The Standard Deduction for 2023 is:
Single; Married Filing Separately $13,850.00
Married Filing Jointly & Surviving Spouses $27,700.00
Head of Household $20,800.00
Keep in mind, interest is not the only part of your mortgage payment that may be included in your
deduction. Late payment fees, mortgage insurance premiums, and discount points may also be used as
part of your deduction total.
The interest paid on a home equity loan and a mortgage refinance loan may also be deducted but only if
the money is used for building, buying, or making significant improvements to your home that will
increase the home’s value, extend its useful life, or adapt the home to new uses.

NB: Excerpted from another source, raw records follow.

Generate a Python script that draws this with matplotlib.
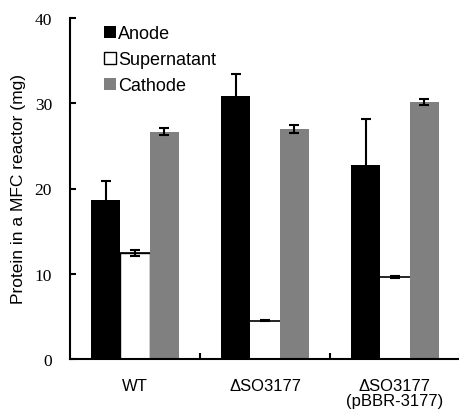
import matplotlib
matplotlib.use('Agg')
import matplotlib.pyplot as plt
import numpy as np

# datos
strains = ['WT', '\u0394SO3177', '\u0394SO3177\n(pBBR-3177)']
series = ['Anode', 'Supernatant', 'Cathode']
anode = [18.6, 30.9, 22.8]
anode_err = [2.3, 2.5, 5.3]
supernatant = [12.4, 4.5, 9.6]
supernatant_err = [0.35, 0.1, 0.15]
cathode = [26.65, 26.95, 30.15]
cathode_err = [0.4, 0.45, 0.4]

values = [anode, supernatant, cathode]
errors = [anode_err, supernatant_err, cathode_err]
colors = ['black', 'white', '#808080']

fig = plt.figure(figsize=(4.6, 4.14), dpi=100)
ax = fig.add_axes([70 / 460, 54 / 414, 390 / 460, 341 / 414])

x = np.arange(len(strains))
width = 0.225
for k in range(3):
    pos = x + (k - 1) * width
    ax.bar(pos, values[k], width, color=colors[k], edgecolor='none',
           label=series[k], zorder=2)
    ax.errorbar(pos, values[k], yerr=errors[k], fmt='none', ecolor='black',
                elinewidth=1.5, capsize=3.6, capthick=1.5, zorder=3)
    if colors[k] == 'white':
        # la barra blanca solo muestra la linea superior
        ax.hlines(values[k], pos - width / 2, pos + width / 2,
                  color='black', linewidth=1.2, zorder=3)

ax.set_xlim(-0.5, 2.5)
ax.set_ylim(0, 40)
ax.set_yticks([0, 10, 20, 30, 40])
ax.set_yticklabels(['0', '10', '20', '30', '40'], family='Liberation Serif',
                   fontsize=12.5)
ax.set_xticks([0.5, 1.5, 2.5])
ax.set_xticklabels([])
ax.set_xticks(x, minor=True)
ax.set_xticklabels(strains, minor=True, family='Liberation Sans', fontsize=12,
                   linespacing=0.95)
ax.tick_params(axis='x', which='major', direction='in', length=4.5, width=1.5)
ax.tick_params(axis='x', which='minor', length=0, pad=14)
ax.tick_params(axis='y', direction='in', length=4.5, width=1.5, pad=13)
for s in ['top', 'right']:
    ax.spines[s].set_visible(False)
for s in ['left', 'bottom']:
    ax.spines[s].set_linewidth(1.5)

ax.set_ylabel('Protein in a MFC reactor (mg)', family='Liberation Sans',
              fontsize=12.5, labelpad=6)

handles, labels = ax.get_legend_handles_labels()
handles[1].patches[0].set_edgecolor('black')
leg = ax.legend(handles, labels, loc='upper left', bbox_to_anchor=(0.06, 1.01),
                frameon=False, prop={'family': 'Liberation Sans', 'size': 13},
                handlelength=0.65, handleheight=0.65, handletextpad=0.12,
                labelspacing=0.5, borderaxespad=0.2)

plt.savefig('out.png', dpi=100)
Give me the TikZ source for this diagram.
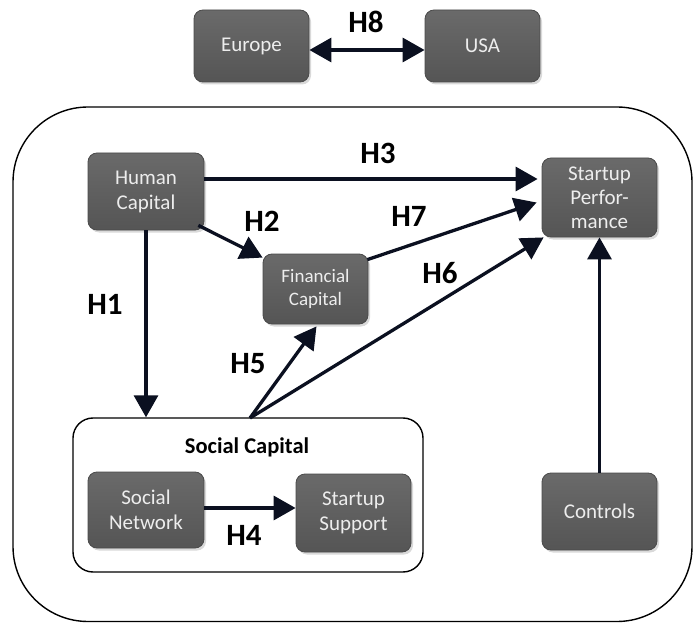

These adaptations can
include home Improvements for medical purposes, energy efficiency improvements, repairs to a home
office, and repairs and improvements for your rental home. Be sure your home improvements qualify
for the tax deduction if you plan on using it for your year-end tax filings. The home equity loan must be
for your primary home or your second home or rental property.
There are limits on how much can be deducted depending on the amount borrowed and when the
mortgage was initiated. You can only deduct interest payments on principal loans of up to $750,000.00
if married but filing jointly and $375,000.00 if your filing status is single if your home was purchased
after December 15, 2017. If your home was purchased before 12-15-2017 the cap is increased to
$1,000,000.00 if married and filing jointly and $500,000.00 for single filing status.
Each taxpayer and their situation is unique. The home mortgage interest deduction can be beneficial for
many home buyers. It can make borrowing money to buy a home less of a financial burden. Review
your situation and see if this deduction is favorable for you.